The 2015 Metals Outlook Series: Nickel – by Cole Latimer (Australian Mining – December 1, 2014)

The story of nickel is finally one of stability.

Since 2005 the me­tal has been wracked by skyrocketing highs and sharp declines that have caused massive job losses and uncertainty that has seen an exodus from the sector by many of the larger players.

Much of this was due to a fall in stainless steel demand, working inversely to the growing demand for construction steel. IBISWorld put it succinctly: “Nickel prices, having reached unprecedented highs prior to the global financial crisis, plummeted as global economic growth slumped in subsequent years.”

And while the future is slated to be better, a swift and strong recovery is not forecast. Earlier this year the metal reached a two year high in May, but since that time has reversed its gains, falling 27 per cent.

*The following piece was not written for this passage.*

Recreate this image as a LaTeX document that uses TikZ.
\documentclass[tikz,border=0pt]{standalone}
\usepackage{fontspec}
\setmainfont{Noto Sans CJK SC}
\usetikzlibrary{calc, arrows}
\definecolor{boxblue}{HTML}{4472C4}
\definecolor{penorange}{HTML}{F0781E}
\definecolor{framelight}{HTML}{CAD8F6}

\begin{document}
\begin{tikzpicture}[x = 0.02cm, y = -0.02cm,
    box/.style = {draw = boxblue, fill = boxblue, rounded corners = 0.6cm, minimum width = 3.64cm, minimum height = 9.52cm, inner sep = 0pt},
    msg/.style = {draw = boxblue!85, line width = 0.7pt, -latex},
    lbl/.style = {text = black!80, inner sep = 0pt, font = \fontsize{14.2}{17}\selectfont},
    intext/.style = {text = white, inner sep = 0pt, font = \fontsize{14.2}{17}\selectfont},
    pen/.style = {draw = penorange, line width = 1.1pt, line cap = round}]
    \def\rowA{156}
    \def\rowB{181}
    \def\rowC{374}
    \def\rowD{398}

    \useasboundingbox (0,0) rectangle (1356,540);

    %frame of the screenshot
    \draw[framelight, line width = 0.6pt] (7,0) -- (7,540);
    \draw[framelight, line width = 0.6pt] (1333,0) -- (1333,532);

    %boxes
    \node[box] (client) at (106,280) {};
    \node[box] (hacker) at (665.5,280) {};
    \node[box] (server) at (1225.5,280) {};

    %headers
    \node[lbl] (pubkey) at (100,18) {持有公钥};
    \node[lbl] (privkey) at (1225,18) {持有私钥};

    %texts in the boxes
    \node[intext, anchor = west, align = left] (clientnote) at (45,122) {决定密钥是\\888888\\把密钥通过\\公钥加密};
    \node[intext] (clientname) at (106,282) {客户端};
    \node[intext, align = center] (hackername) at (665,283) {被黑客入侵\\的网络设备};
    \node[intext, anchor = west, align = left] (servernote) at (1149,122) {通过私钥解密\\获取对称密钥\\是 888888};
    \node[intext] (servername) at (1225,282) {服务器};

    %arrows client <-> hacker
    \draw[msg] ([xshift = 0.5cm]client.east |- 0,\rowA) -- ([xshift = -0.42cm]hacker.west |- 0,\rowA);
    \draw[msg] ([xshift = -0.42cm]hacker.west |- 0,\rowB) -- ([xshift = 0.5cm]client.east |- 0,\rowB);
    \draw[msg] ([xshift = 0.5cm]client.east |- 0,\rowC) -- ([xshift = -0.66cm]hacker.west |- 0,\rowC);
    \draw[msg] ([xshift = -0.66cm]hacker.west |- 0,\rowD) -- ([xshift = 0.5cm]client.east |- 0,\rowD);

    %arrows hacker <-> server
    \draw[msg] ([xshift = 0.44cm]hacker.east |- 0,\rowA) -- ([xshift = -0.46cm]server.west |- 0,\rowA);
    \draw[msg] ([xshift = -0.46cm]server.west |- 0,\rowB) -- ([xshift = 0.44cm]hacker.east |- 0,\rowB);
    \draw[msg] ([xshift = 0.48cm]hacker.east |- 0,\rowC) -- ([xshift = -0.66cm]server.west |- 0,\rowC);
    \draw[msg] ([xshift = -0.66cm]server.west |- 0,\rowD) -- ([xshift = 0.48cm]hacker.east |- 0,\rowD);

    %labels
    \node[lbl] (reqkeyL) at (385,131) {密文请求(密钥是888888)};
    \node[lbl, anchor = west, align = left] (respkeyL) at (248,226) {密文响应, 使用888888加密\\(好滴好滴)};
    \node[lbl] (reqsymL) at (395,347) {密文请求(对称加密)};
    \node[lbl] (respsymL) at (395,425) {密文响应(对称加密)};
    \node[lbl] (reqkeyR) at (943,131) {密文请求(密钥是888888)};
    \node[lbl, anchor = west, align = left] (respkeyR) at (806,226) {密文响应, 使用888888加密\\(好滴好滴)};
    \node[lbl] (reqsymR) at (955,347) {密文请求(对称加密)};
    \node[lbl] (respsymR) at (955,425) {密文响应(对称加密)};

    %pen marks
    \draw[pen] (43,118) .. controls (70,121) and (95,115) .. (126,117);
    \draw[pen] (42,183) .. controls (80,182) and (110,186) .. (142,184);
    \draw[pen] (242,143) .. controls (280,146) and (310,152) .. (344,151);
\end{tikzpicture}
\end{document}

Much of this spike was based on Indonesia’s implementation of a ban on unrefined nickel being exported, with prices surging 56 per cent at the time, however the fall came quickly due to the likelihood of current global supply more than meeting the hole left by the Indonesian ban.

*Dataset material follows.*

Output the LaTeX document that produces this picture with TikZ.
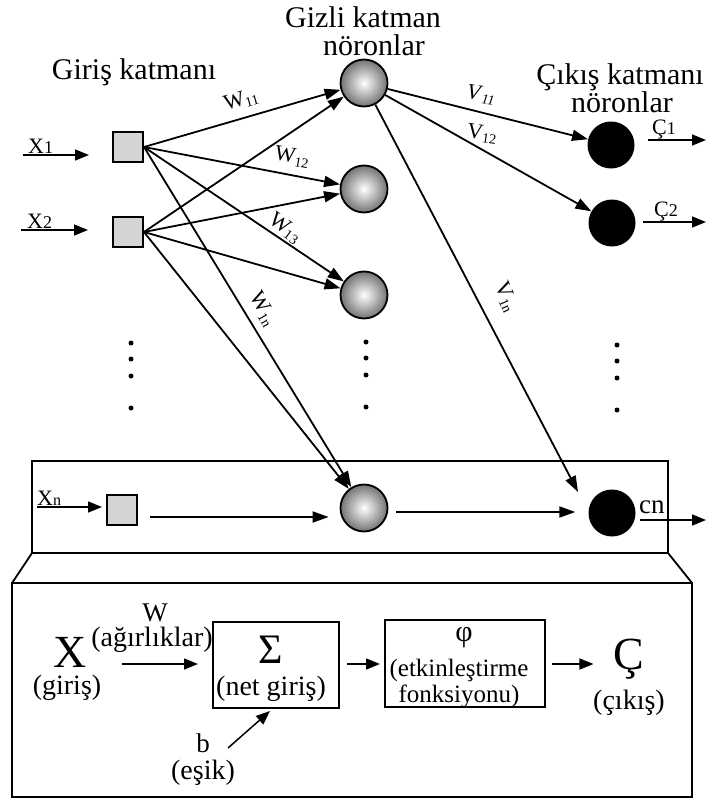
\documentclass[tikz,border=0pt]{standalone}
\usepackage{fontspec}
\setmainfont{Liberation Serif}
\usetikzlibrary{arrows.meta,calc}
\newcommand\myfs[1]{\fontsize{#1}{#1}\selectfont}
\newcommand\mysub[1]{\raisebox{-3pt}{\myfs{14}#1}}
\begin{document}
\begin{tikzpicture}[x=1pt,y=-1pt,
 arr/.style={-{Triangle[length=16pt,width=11pt]}, line width=1.8pt},
 sarr/.style={-{Triangle[length=14pt,width=11pt]}, line width=1.5pt},
 inp/.style={draw, line width=2pt, fill=black!17, minimum size=30pt, inner sep=0},
 hid/.style={circle, draw, line width=1.8pt, inner color=white, outer color=black!55, minimum size=47pt, inner sep=0},
 outn/.style={circle, fill=black, minimum size=47pt, inner sep=0},
 lbl/.style={inner sep=0, font=\myfs{30}},
 wl/.style={inner sep=0, font=\myfs{22}},
 bt/.style={inner sep=0, font=\myfs{28}},
 bx/.style={draw, line width=2pt, inner sep=0},
 dotn/.style={circle, fill=black, minimum size=5pt, inner sep=0},
]
\useasboundingbox (0,0) rectangle (707,800);

% layer titles
\node[lbl] (t1) at (134,72) {Giriş katmanı};
\node[lbl] (t2) at (363,17) {Gizli katman};
\node[lbl] (t3) at (374,45) {nöronlar};
\node[lbl] (t4) at (620,77) {Çıkış katmanı};
\node[lbl] (t5) at (622,102) {nöronlar};

% input nodes
\node[inp] (sq1) at (128,147) {};
\node[inp] (sq2) at (128,232) {};
\node[inp] (sqn) at (122,510) {};

% hidden nodes
\node[hid] (h1) at (364,83) {};
\node[hid] (h2) at (364,189) {};
\node[hid] (h3) at (364,295) {};
\node[hid] (hn) at (364,508) {};

% output nodes
\node[outn] (o1) at (611,145) {};
\node[outn] (o2) at (612,223) {};
\node[outn] (on) at (612,513) {};

% input arrows
\coordinate (x1s) at (23,155); \coordinate (x1e) at (89,155);
\coordinate (x2s) at (21,230); \coordinate (x2e) at (88,230);
\coordinate (xns) at (37,507); \coordinate (xne) at (102,507);
\draw[sarr] (x1s) -- (x1e);
\draw[sarr] (x2s) -- (x2e);
\draw[sarr] (xns) -- (xne);
\node[inner sep=0, anchor=south west] (lx1) at (28,154) {\myfs{22}X{\myfs{18}1}};
\node[inner sep=0, anchor=south west] (lx2) at (27,229) {\myfs{22}X{\myfs{18}2}};
\node[inner sep=0, anchor=south west] (lxn) at (37,506) {\myfs{22}X{\myfs{16}n}};

% input -> hidden
\foreach \s in {sq1,sq2}{
  \foreach \h in {h1,h2,h3,hn}{
    \draw[arr] (\s.east) -- (\h);
  }
}
\draw[arr] ($(sqn.east)+(12,7)$) -- ($(hn.west)+(-11,9)$);

% hidden -> output
\coordinate (von) at (578,492);
\draw[arr] (h1) -- (o1);
\draw[arr] (h1) -- (o2);
\draw[arr] (h1) -- (von);
\draw[arr] ($(hn.east)+(8,4)$) -- ($(on.west)+(-13,-1)$);

% output arrows
\coordinate (c1s) at (648,140); \coordinate (c1e) at (706,140);
\coordinate (c2s) at (643,222); \coordinate (c2e) at (706,222);
\coordinate (cns) at (640,520); \coordinate (cne) at (706,520);
\draw[sarr] (c1s) -- (c1e);
\draw[sarr] (c2s) -- (c2e);
\draw[sarr] (cns) -- (cne);
\node[inner sep=0, anchor=south west] (lc1) at (652,139) {\myfs{22}Ç{\myfs{18}1}};
\node[inner sep=0, anchor=south west] (lc2) at (654,221) {\myfs{22}Ç{\myfs{18}2}};
\node[inner sep=0, anchor=south west] (lcn) at (639,514) {\myfs{27}cn};

% weight labels
\node[wl, rotate=16] (w11) at (241,100) {W\mysub{11}};
\node[wl, rotate=-10] (w12) at (292,157) {W\mysub{12}};
\node[wl, rotate=-36] (w13) at (285,228) {W\mysub{13}};
\node[wl, rotate=-60] (w1n) at (263,309) {W\mysub{1n}};
\node[wl, rotate=-8] (v11) at (481,95) {\textit{V}\mysub{\textit{11}}};
\node[wl, rotate=-8] (v12) at (482,134) {V\mysub{12}};
\node[wl, rotate=-66] (v1n) at (506,297) {V\mysub{1n}};

% dots
\foreach \y [count=\i] in {343,359,376,408}{
  \node[dotn] (da\i) at (131,\y) {};
  \node[dotn] (db\i) at (366,\y-1) {};
  \node[dotn] (dc\i) at (617,\y+2) {};
}

% zoom box and trapezoid
\draw[line width=2pt] (32,461) rectangle (668,553);
\draw[line width=1.8pt] (32,553) -- (12,583);
\draw[line width=1.8pt] (668,553) -- (692,583);
\draw[line width=2pt] (12,583) rectangle (692,797);

% bottom detail
\node[inner sep=0, font=\myfs{46}] (X) at (70,652) {X};
\node[bt] (Xl) at (67,688) {(giriş)};
\node[inner sep=0, font=\myfs{27}] (W) at (155,613) {W};
\node[bt] (Wl) at (152,640) {(ağırlıklar)};
\node[bx, minimum width=126pt, minimum height=86pt] (sig) at (276,665) {};
\node[inner sep=0, font=\myfs{42}] (sigt) at (271,650) {Σ};
\node[bt] (sigl) at (271,689) {(net giriş)};
\node[bx, minimum width=160pt, minimum height=87pt] (phi) at (465,663) {};
\node[inner sep=0, font=\myfs{30}] (phit) at (464,638) {φ};
\node[inner sep=0, font=\myfs{25}] (phil1) at (459,670) {(etkinleştirme};
\node[inner sep=0, font=\myfs{25}] (phil2) at (459,696) {fonksiyonu)};
\node[inner sep=0, font=\myfs{46}] (C) at (629,659) {Ç};
\node[bt] (Cl) at (629,703) {(çıkış)};
\node[inner sep=0, font=\myfs{27}] (b) at (203,743) {b};
\node[bt] (bl) at (203,773) {(eşik)};

\coordinate (xa) at (122,664);
\draw[sarr] (xa) -- ($(sig.west)+(-14,-1)$);
\draw[sarr] ($(sig.east)+(7,-1)$) -- ($(phi.west)+(-4,1)$);
\draw[sarr] ($(phi.east)+(6,1)$) -- ($(C.west)+(-20,5)$);
\coordinate (ba) at (228,748);
\draw[sarr] (ba) -- ($(sig.south)+(-6,2)$);
\end{tikzpicture}
\end{document}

BHP’s attempts to sell off its Nickel West assets exemplified the confused nature of the sector. While the miner saw the assets as valuable enough to retain during its greater demerger earlier this year, it did not see them as vital enough to keep within its mix.

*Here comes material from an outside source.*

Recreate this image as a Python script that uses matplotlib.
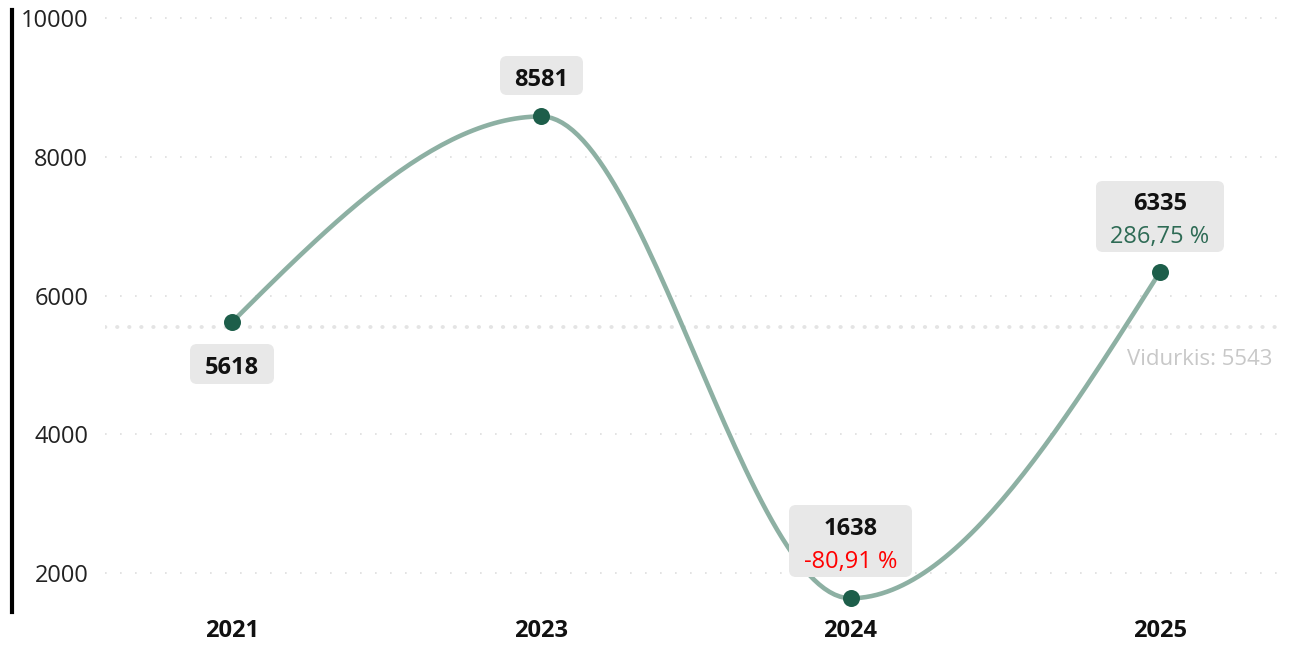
import numpy as np
import matplotlib
matplotlib.use("Agg")
import matplotlib.pyplot as plt
from matplotlib.lines import Line2D
from matplotlib.offsetbox import TextArea, VPacker, HPacker, DrawingArea, AnnotationBbox

# data
years = ["2021", "2023", "2024", "2025"]
values = [5618, 8581, 1638, 6335]
changes = [None, None, "-80,91 %", "286,75 %"]
change_colors = [None, None, "#ff0000", "#2e6b55"]
average = 5543
yticks = [2000, 4000, 6000, 8000, 10000]

LINE = "#8db0a3"
DOT = "#1d5e4a"
BOX = "#e8e8e8"
GRID = "#dedede"
FS = 17

plt.rcParams["font.family"] = ["Open Sans", "DejaVu Sans"]


def monotone_x(xs, ys, n=60):
    # d3-style curveMonotoneX through the points
    xs = np.asarray(xs, float)
    ys = np.asarray(ys, float)
    h = np.diff(xs)
    s = np.diff(ys) / h
    t = np.zeros(len(xs))
    for i in range(1, len(xs) - 1):
        p = (s[i - 1] * h[i] + s[i] * h[i - 1]) / (h[i - 1] + h[i])
        t[i] = (np.sign(s[i - 1]) + np.sign(s[i])) * min(abs(s[i - 1]), abs(s[i]), 0.5 * abs(p))
    t[0] = (3 * s[0] - t[1]) / 2
    t[-1] = (3 * s[-1] - t[-2]) / 2
    px, py = [], []
    u = np.linspace(0, 1, n)
    for i in range(len(xs) - 1):
        dx = h[i] / 3
        P = [(xs[i], ys[i]), (xs[i] + dx, ys[i] + dx * t[i]),
             (xs[i + 1] - dx, ys[i + 1] - dx * t[i + 1]), (xs[i + 1], ys[i + 1])]
        b = [(1 - u) ** 3, 3 * u * (1 - u) ** 2, 3 * u ** 2 * (1 - u), u ** 3]
        px.extend(sum(b[k] * P[k][0] for k in range(4)))
        py.extend(sum(b[k] * P[k][1] for k in range(4)))
    return np.array(px), np.array(py)


fig = plt.figure(figsize=(13, 6.46), dpi=100)
ax = fig.add_axes([105 / 1300, 1 - 612 / 646, (1280 - 105) / 1300, (612 - 10) / 646])

x = np.arange(len(years))
cx, cy = monotone_x(x, values)
ax.plot(cx, cy, color=LINE, linewidth=3.3, solid_capstyle="round", zorder=3)
ax.scatter(x, values, s=150, color=DOT, zorder=4, linewidths=0)

ax.set_xlim(-0.411, 3.389)
ax.set_ylim(1440, 10115)

ax.set_yticks(yticks)
ax.set_yticklabels([str(v) for v in yticks], fontsize=FS, color="#222222")
ax.set_xticks(x)
ax.set_xticklabels(years, fontsize=FS, fontweight="bold", color="#111111")
ax.tick_params(axis="y", length=0, pad=12)
ax.tick_params(axis="x", length=0, pad=5)
for sp in ax.spines.values():
    sp.set_visible(False)

for v in yticks:
    ax.axhline(v, color=GRID, linewidth=1.2, linestyle=(0, (1, 8)), zorder=1)

# average line
ax.axhline(average, color="#e4e4e4", linewidth=2.8, linestyle=(0, (0.1, 3.0)),
           dash_capstyle="round", zorder=1)
ax.annotate(f"Vidurkis: {average}", xy=(1, average), xycoords=("axes fraction", "data"),
            xytext=(-8, -32), textcoords="offset pixels", ha="right", va="center",
            fontsize=16, color="#c8c8c8")

# left spine drawn outside the axes
fig.add_artist(Line2D([12 / 1300, 12 / 1300], [1 - 10 / 646, 1 - 612 / 646],
                      transform=fig.transFigure, color="black", linewidth=3))

# data labels
offsets = [-42, 41, 57, 56]
for i, (v, ch, cc) in enumerate(zip(values, changes, change_colors)):
    parts = [TextArea(str(v), textprops=dict(fontsize=FS, fontweight="bold", color="#111111"))]
    if ch is not None:
        parts.append(TextArea(ch, textprops=dict(fontsize=FS, color=cc)))
    col = VPacker(children=parts, align="center", pad=0, sep=6)
    col = VPacker(children=[DrawingArea(1, 7), col, DrawingArea(1, 1)],
                  align="center", pad=0, sep=0)
    row = HPacker(children=[DrawingArea(9, 1), col, DrawingArea(9, 1)],
                  align="center", pad=0, sep=0)
    ab = AnnotationBbox(row, (x[i], v), xybox=(0, offsets[i]), boxcoords="offset pixels",
                        frameon=True, pad=0.3,
                        bboxprops=dict(boxstyle="round,pad=0.15,rounding_size=0.5",
                                       fc=BOX, ec="none"), zorder=5)
    ax.add_artist(ab)

fig.savefig("out.png", dpi=100, facecolor="white")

Instead the miner attempted to sell off the various mines and smelter assets in Western Australia, and while there were plenty of alleged approaches for the suite from other majors such as Glencore and X2 Resources, BHP could not find a buyer and has now been left with the assets.

However the future is now looking more stable for nickel. As opposed to the volatile movements seen earlier this century, there will finally be some stability ahead.